Going back in time, there were Jewish and Indian terrorist organizations as well. Before Israel’s emergence as a state, the Jews had formed two militant organizations - the Irgun in 1931 and the Stern Gang or Lehi, in 1940, when Britain governed Palestine under its League of Nations mandate. They attacked British military and civil personnel. Two operations for which the Irgun earned the worst notoriety were the bombing of the King David Hotel in Jerusalem on 22 July 1946 and the horrible Deir Yassin massacre. The latter was carried out together with the Stern Gang on 9 April 1948. The Stern Gang or Lehi also repeatedly attacked British personnel not only in Palestine but also beyond its borders. Two of its members assassinated Lord Moyne, the British minister of state in the Middle East, in Cairo in November 1944. Later, the Stern Gang attacked airfields, railway yards and other strategic installations in Palestine. Lehi also assassinated United Nations mediator Folke Bernadotte, for which the United Nations Security Council called the assassins “a criminal group of terrorists.”
In India Jugantar and Anushilon were formed to resist the partition of Bengal in 1905 and promote the cause of India’s independence through violent means. Young men and women, imbibed with the passion of liberty from the British Raj, attacked and killed British officers. Benoy Basu, Dinesh Gupta and Badal Gupta killed Bengal’s Inspector General of Police, Lowman and the IG Prisons, Col. Simpson, in a daring raid into the Writers’ Building that housed the Bengal secretariat. Khudi Ram Bose, a young lad from Midnapore in Bengal, went to Muzaffarpur in Bihar to kill Kingsford, a British judge. By mistake he killed the family of a local British lawyer, Mr. Kennedy. He was only 18 years, 7 months and 11 days old when he was hanged.
That was the first phase. In the second phase of revolutionary terrorism (1929 to 1934), Bhagat Singh assassinated John Saunders, a British police officer (1928). Surya Sen carried out the Chittagong Armoury raid in 1930. Lethal attacks were made on the governors of Bengal – Sir John Anderson in 1932 and Sir Stanley Jackson in 1934, respectively. In the latter case, it was Bina Das, a student of the Calcutta University, who fired the pistol that Jackson parried.
But what is terrorism for one may be a noble cause for the other. The Irgun and Lehi were terrorists for the British. Yet Irgun was the political predecessor to the Likud Party, now represented by Prime Minister Benjamin Netanyahu. His father, Prime Minister Menachem Begin was also an Irgun leader and Yitzhak Shamir, another Israeli prime minister was a leader of Lehi. In 1980, Israel instituted a military decoration as “award for activity in the struggle for the establishment of Israel,” “the Lehi ribbon” and, in India, likewise, the “so-called” terrorists are extolled as national heroes and martyrs. .

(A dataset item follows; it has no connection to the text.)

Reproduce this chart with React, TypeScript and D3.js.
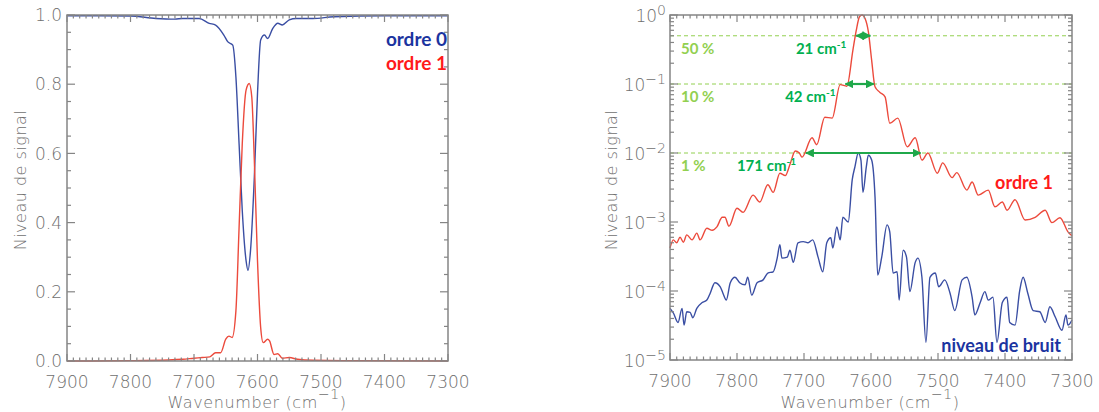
import React from "react";
import * as d3 from "d3";

// ---------- DATA ----------
const xTicks = [7900, 7800, 7700, 7600, 7500, 7400, 7300];
const linTicks = [0.0, 0.2, 0.4, 0.6, 0.8, 1.0];
const logTicks = [1e-5, 1e-4, 1e-3, 1e-2, 1e-1, 1];

// Left panel (linear)
const leftWn0 = [7900, 7850, 7800, 7760, 7730, 7718, 7692, 7676, 7666, 7653, 7647, 7639, 7634, 7629, 7624, 7618, 7615, 7611, 7605, 7600, 7595, 7589, 7584, 7576, 7568, 7561, 7550, 7539, 7513, 7480, 7400, 7300];
const leftOrdre0 = [0.998, 0.998, 0.997, 0.99, 0.988, 0.99, 0.99, 0.976, 0.971, 0.942, 0.923, 0.913, 0.821, 0.628, 0.435, 0.29, 0.262, 0.319, 0.531, 0.773, 0.928, 0.942, 0.932, 0.961, 0.976, 0.971, 0.986, 0.99, 0.99, 0.995, 0.998, 0.998];
const leftWn1 = [7900, 7800, 7740, 7718, 7700, 7687, 7675, 7666, 7658, 7650, 7645, 7640, 7634, 7629, 7624, 7618, 7613, 7609, 7605, 7600, 7595, 7591, 7584, 7581, 7574, 7568, 7561, 7550, 7537, 7513, 7450, 7300];
const leftOrdre1 = [0.0, 0.001, 0.003, 0.005, 0.008, 0.01, 0.012, 0.024, 0.024, 0.063, 0.072, 0.068, 0.145, 0.386, 0.628, 0.783, 0.802, 0.763, 0.58, 0.29, 0.097, 0.053, 0.063, 0.058, 0.019, 0.021, 0.008, 0.01, 0.005, 0.002, 0.001, 0.0];

// Right panel (log)
const rightWn1 = [7900, 7895, 7890, 7885, 7880, 7875, 7867, 7860, 7855, 7845, 7837, 7830, 7822, 7818, 7812, 7800, 7791, 7776, 7766, 7754, 7746, 7736, 7728, 7721, 7713, 7707, 7703, 7688, 7681, 7669, 7658, 7646, 7636, 7627, 7622, 7617, 7613, 7609, 7604, 7599, 7594, 7587, 7579, 7572, 7560, 7546, 7534, 7524, 7515, 7501, 7493, 7479, 7472, 7457, 7449, 7440, 7425, 7415, 7404, 7397, 7385, 7370, 7355, 7340, 7330, 7318, 7306, 7300];
const rightOrdre1 = [4.2e-4, 5.5e-4, 5.0e-4, 6.0e-4, 5.1e-4, 6.5e-4, 5.5e-4, 6.9e-4, 5.5e-4, 8.1e-4, 7.6e-4, 8.5e-4, 1.17e-3, 1.17e-3, 8.7e-4, 1.58e-3, 1.38e-3, 2.45e-3, 1.95e-3, 3.47e-3, 2.69e-3, 5.1e-3, 4.7e-3, 6.8e-3, 1.07e-2, 1.0e-2, 8.7e-3, 1.66e-2, 1.32e-2, 3.3e-2, 3.2e-2, 9.8e-2, 9.3e-2, 0.31, 0.6, 0.95, 1.0, 0.9, 0.58, 0.22, 9.1e-2, 7.6e-2, 6.5e-2, 2.7e-2, 3.2e-2, 1.23e-2, 1.66e-2, 7.9e-3, 1.0e-2, 5.1e-3, 7.2e-3, 4.4e-3, 5.2e-3, 2.9e-3, 3.8e-3, 2.45e-3, 2.9e-3, 1.66e-3, 1.95e-3, 1.48e-3, 2.1e-3, 1.07e-3, 1.17e-3, 1.48e-3, 9.8e-4, 1.15e-3, 7.2e-4, 6.3e-4];
const rightWnNoise = [7900, 7895, 7888, 7882, 7879, 7875, 7870, 7866, 7860, 7852, 7845, 7840, 7833, 7825, 7821, 7816, 7810, 7803, 7796, 7788, 7784, 7778, 7770, 7761, 7754, 7746, 7740, 7736, 7733, 7725, 7721, 7716, 7709, 7701, 7694, 7687, 7679, 7672, 7666, 7660, 7657, 7651, 7646, 7642, 7634, 7628, 7624, 7619, 7615, 7612, 7607, 7604, 7599, 7594, 7590, 7584, 7576, 7572, 7567, 7561, 7558, 7552, 7547, 7542, 7534, 7530, 7524, 7518, 7512, 7504, 7499, 7490, 7482, 7475, 7464, 7457, 7449, 7445, 7437, 7430, 7425, 7418, 7412, 7404, 7397, 7393, 7385, 7378, 7373, 7366, 7358, 7348, 7340, 7333, 7325, 7315, 7309, 7306, 7300];
const rightNoise = [5.6e-5, 4.8e-5, 3.5e-5, 5.6e-5, 3.2e-5, 5.0e-5, 4.9e-5, 4.1e-5, 5.6e-5, 6.8e-5, 7.4e-5, 9.3e-5, 1.32e-4, 1.15e-4, 9.3e-5, 7.4e-5, 1.32e-4, 1.58e-4, 1.32e-4, 1.23e-4, 1.58e-4, 8.7e-5, 1.32e-4, 1.45e-4, 1.82e-4, 1.9e-4, 3.0e-4, 4.7e-4, 3.0e-4, 3.1e-4, 3.9e-4, 2.6e-4, 5.0e-4, 5.2e-4, 5.0e-4, 5.5e-4, 3.1e-4, 1.9e-4, 5.0e-4, 5.9e-4, 4.2e-4, 8.5e-4, 5.5e-4, 1.17e-3, 1.0e-3, 4.1e-3, 6.3e-3, 1.0e-2, 7.9e-3, 2.7e-3, 6.3e-3, 9.3e-3, 7.9e-3, 2.3e-3, 1.7e-4, 3.1e-4, 9.1e-4, 7.2e-4, 1.82e-4, 1.9e-4, 7.4e-5, 3.9e-4, 3.1e-4, 9.8e-5, 2.6e-4, 3.0e-4, 1.58e-4, 1.8e-5, 1.58e-4, 1.82e-4, 1.15e-4, 1.45e-4, 9.3e-5, 5.2e-5, 1.45e-4, 1.58e-4, 8.1e-5, 4.5e-5, 6.8e-5, 9.8e-5, 7.4e-5, 8.1e-5, 1.8e-5, 6.8e-5, 8.1e-5, 3.5e-5, 3.2e-5, 1.02e-4, 1.58e-4, 9.3e-5, 5.2e-5, 5.0e-5, 3.5e-5, 5.9e-5, 4.2e-5, 2.7e-5, 4.5e-5, 3.2e-5, 3.8e-5];

// Width annotations
const levels = [0.5, 0.1, 0.01];
const levelLabels = ["50 %", "10 %", "1 %"];
const widthLabels = ["21", "42", "171"];
const widthStart = [7622, 7638, 7697];
const widthEnd = [7601, 7596, 7526];

// ---------- STYLE ----------
const AX = "#858585";
const TXT = "#6f6f6f";
const FONT = "'DejaVu Sans', sans-serif";
const LBL = "Lato, 'Open Sans', sans-serif";
const BLUE = "#3a4ea3";
const RED = "#ec4a3c";
const NAVY = "#1b34a0";
const LGREEN = "#92d050";
const GREEN = "#00b050";
const ARROW = "#1fa84a";

type Ax = { x0: number; x1: number; y0: number; y1: number };

function Frame({ b, xs, ys, yMajor, yMinor }: any) {
  const xMaj = xTicks;
  const xMin = d3.range(7300, 7901, 10).filter((v) => v % 100 !== 0);
  const els: any[] = [];
  const Lx = 7, lx = 3.5, Ly = 8, ly = 4;
  xMaj.forEach((v, i) => {
    const x = xs(v);
    els.push(<line key={"xb" + i} x1={x} x2={x} y1={b.y0} y2={b.y0 - Lx} />);
    els.push(<line key={"xt" + i} x1={x} x2={x} y1={b.y1} y2={b.y1 + Lx} />);
  });
  xMin.forEach((v, i) => {
    const x = xs(v);
    els.push(<line key={"xbm" + i} x1={x} x2={x} y1={b.y0} y2={b.y0 - lx} />);
    els.push(<line key={"xtm" + i} x1={x} x2={x} y1={b.y1} y2={b.y1 + lx} />);
  });
  yMajor.forEach((v: number, i: number) => {
    const y = ys(v);
    els.push(<line key={"yl" + i} x1={b.x0} x2={b.x0 + Ly} y1={y} y2={y} />);
    els.push(<line key={"yr" + i} x1={b.x1} x2={b.x1 - Ly} y1={y} y2={y} />);
  });
  yMinor.forEach((v: number, i: number) => {
    const y = ys(v);
    els.push(<line key={"ylm" + i} x1={b.x0} x2={b.x0 + ly} y1={y} y2={y} />);
    els.push(<line key={"yrm" + i} x1={b.x1} x2={b.x1 - ly} y1={y} y2={y} />);
  });
  return (
    <g stroke={AX} strokeWidth={1.2} fill="none">
      {els}
      <rect x={b.x0} y={b.y1} width={b.x1 - b.x0} height={b.y0 - b.y1} strokeWidth={1.5} />
    </g>
  );
}

function XLabels({ b, xs, cx }: any) {
  return (
    <g fontFamily={FONT} fontWeight={200} fill={TXT} fontSize={17}>
      {xTicks.map((v, i) => (
        <text key={i} x={xs(v)} y={b.y0 + 27} textAnchor="middle">{v}</text>
      ))}
      <text x={cx} y={408} textAnchor="middle" fontSize={16} letterSpacing={0.6}>
        Wavenumber (cm<tspan dy={-9} fontSize={14}>−1</tspan><tspan dy={9}>)</tspan>
      </text>
    </g>
  );
}

function YTitle({ x, y }: any) {
  return (
    <text x={x} y={y} transform={`rotate(-90 ${x} ${y})`} textAnchor="middle" fontFamily={FONT} fontWeight={200} fill={TXT} fontSize={16} letterSpacing={0.5}>
      Niveau de signal
    </text>
  );
}

export default function App() {
  // left panel
  const bL: Ax = { x0: 67, x1: 448, y0: 361, y1: 15 };
  const xL = d3.scaleLinear().domain([7900, 7300]).range([bL.x0, bL.x1]);
  const yL = d3.scaleLinear().domain([0, 1]).range([bL.y0, bL.y1]);
  const linMinor = d3.range(0, 1.0001, 0.05).filter((v) => Math.abs(v * 5 - Math.round(v * 5)) > 1e-6);

  // right panel
  const bR: Ax = { x0: 670, x1: 1072, y0: 360, y1: 15 };
  const xR = d3.scaleLinear().domain([7900, 7300]).range([bR.x0, bR.x1]);
  const yR = d3.scaleLog().domain([1e-5, 1]).range([bR.y0, bR.y1]);
  const logMinor: number[] = [];
  for (let e = -5; e < 0; e++) for (let k = 2; k <= 9; k++) logMinor.push(k * Math.pow(10, e));

  const lineL = (wn: number[], vals: number[]) =>
    d3.line<number>().x((_, i) => xL(wn[i])).y((v) => yL(v)).curve(d3.curveMonotoneX)(vals) || "";
  const lineR = (wn: number[], vals: number[]) =>
    d3.line<number>().x((_, i) => xR(wn[i])).y((v) => yR(v)).curve(d3.curveMonotoneX)(vals) || "";

  return (
    <svg width={1099} height={412} style={{ position: "absolute", left: 0, top: 0, background: "#fff" }}>
      <defs>
        <marker id="ah" viewBox="0 0 10 10" refX={9} refY={5} markerWidth={4} markerHeight={4} orient="auto-start-reverse">
          <path d="M0,0 L10,5 L0,10 z" fill={ARROW} />
        </marker>
      </defs>
      <rect width={1099} height={412} fill="#fff" />

      {/* LEFT PANEL */}
      <path d={lineL(leftWn0, leftOrdre0)} fill="none" stroke={BLUE} strokeWidth={1.4} />
      <path d={lineL(leftWn1, leftOrdre1)} fill="none" stroke={RED} strokeWidth={1.4} />
      <Frame b={bL} xs={xL} ys={yL} yMajor={linTicks} yMinor={linMinor} />
      <g fontFamily={FONT} fontWeight={200} fill={TXT} fontSize={17}>
        {linTicks.map((v, i) => (
          <text key={i} x={bL.x0 - 5} y={yL(v)} dy="0.36em" textAnchor="end">{v.toFixed(1)}</text>
        ))}
      </g>
      <XLabels b={bL} xs={xL} cx={257} />
      <YTitle x={26} y={180} />
      <g fontFamily={LBL} fontWeight={700} fontSize={19}>
        <text x={447} y={46} textAnchor="end" fill={NAVY}>ordre 0</text>
        <text x={447} y={70} textAnchor="end" fill="#ff1a1a">ordre 1</text>
      </g>

      {/* RIGHT PANEL */}
      {levels.map((l, i) => (
        <line key={"lv" + i} x1={bR.x0} x2={bR.x1} y1={yR(l)} y2={yR(l)} stroke={LGREEN} strokeWidth={1} strokeDasharray="4,3" />
      ))}
      <path d={lineR(rightWnNoise, rightNoise)} fill="none" stroke={BLUE} strokeWidth={1.4} />
      <path d={lineR(rightWn1, rightOrdre1)} fill="none" stroke={RED} strokeWidth={1.4} />
      <Frame b={bR} xs={xR} ys={yR} yMajor={logTicks} yMinor={logMinor} />
      <g fontFamily={FONT} fontWeight={200} fill={TXT} fontSize={17}>
        {logTicks.map((v, i) => {
          const e = Math.round(Math.log10(v));
          return (
            <text key={i} x={bR.x0 - 4} y={yR(v)} dy="0.42em" textAnchor="end">
              10<tspan dy={-7} fontSize={14}>{e === 0 ? "0" : "−" + Math.abs(e)}</tspan>
            </text>
          );
        })}
      </g>
      <XLabels b={bR} xs={xR} cx={870} />
      <YTitle x={617} y={180} />

      {levels.map((l, i) => (
        <g key={"an" + i}>
          <line x1={xR(widthStart[i])} x2={xR(widthEnd[i])} y1={yR(l)} y2={yR(l)} stroke={ARROW} strokeWidth={2.2} markerStart="url(#ah)" markerEnd="url(#ah)" />
          <text x={681} y={yR(l) + 18} fontFamily={LBL} fontWeight={700} fontSize={15} fill={LGREEN}>{levelLabels[i]}</text>
        </g>
      ))}
      <g fontFamily={LBL} fontWeight={700} fontSize={15} fill={GREEN}>
        {levels.map((l, i) => (
          <text key={"wl" + i} x={xR(widthStart[i]) - 10} y={yR(l) + 18} textAnchor="end">
            {widthLabels[i]} cm<tspan dy={-6} fontSize={10}>-1</tspan>
          </text>
        ))}
      </g>
      <g fontFamily={LBL} fontWeight={700} fontSize={18}>
        <text x={1053} y={189} textAnchor="end" fill="#ff1a1a">ordre 1</text>
        <text x={1061} y={352} textAnchor="end" fill={NAVY}>niveau de bruit</text>
      </g>
    </svg>
  );
}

However, terrorism seems to cease when either the organization has lost its steam (Baader Minhoff), or is successfully put down by police action ( Red Brigade, Indian revolutionary actors), or by military force (LTTE), or as a result of dialogue (IRA), or when it achieves its purpose (Irgun, Lehi).
As to the future, in India, it may continue. In Pakistan it may cease if Prime Minister Nawaz Sharif’s policy of a dialogue with TTP and punitive action as an alternative, is successful.
As to the United States it is going to remain pitted with Al Qaeda for some time because it is not in a mood to consider any alternative to defeating its bête noire.